Though absent from Paris, the countries of Eastern Europe played a rôle in the calculations of the Committee of European Economic Coöperation. In estimating what aid they would need from the United States, the participating countries had to judge what supplies they were likely to get from Eastern Europe. They decided to assume "a substantial and steady resumption" of the flow of the principal goods from the east, reaching prewar levels in some important categories by 1952. The supposed ability of Western Europe to stand on its own feet -- more or less -- by 1952 is predicated on this assumption (along with many others, of course). If the assumption does not prove valid, the choice will be between additional American aid and a lower level of life and economic activity in Europe.

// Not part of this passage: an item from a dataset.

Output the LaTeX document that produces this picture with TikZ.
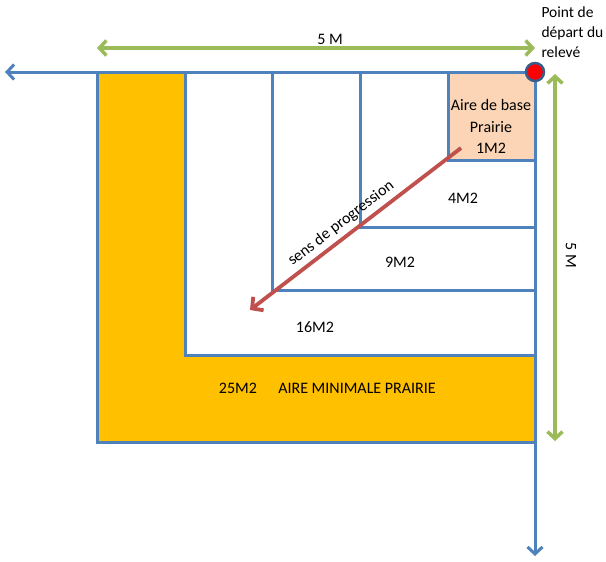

The crucial commodities are coal, timber and food. The C.E.E.C. assumed that in 1948 Poland will send 16,000,000 tons of coal to the west, doubling the 1947 level. For 1949, 24,000,000 tons are expected, 27,000,000 in 1950 and 30,000,000 in 1951. These figures are based on data supplied by the Polish Government and conform to its national economic plan. Both the Harriman and Herter Committees expressed doubt of the ability of the Poles to attain the production levels set out in the plan. However, State Department experts say the goals are attainable if Poland can secure more mining equipment. Polish coal production in 1947 exceeded 59,000,000 tons which is 97 percent of the prewar production of the same area (i.e. including German Silesia), a better rate of recovery than Western Germany or the United Kingdom. This year the planned production of Polish coal is 70,000,000 tons; next year it is to rise to 80,000,000, remaining there through 1951. To attain these levels, Poland plans to import about $90,000,000 worth of mining machinery. The principal sources would presumably be the United States and the Ruhr. The Paris report also tacitly assumes that Polish exports to non-participating countries will be limited and that domestic use will not increase more rapidly than is provided for in the Polish national plan. If the western countries get less coal than they expect from Poland, the United States could almost certainly supply the deficit, but that would increase the dollar needs of the participating countries.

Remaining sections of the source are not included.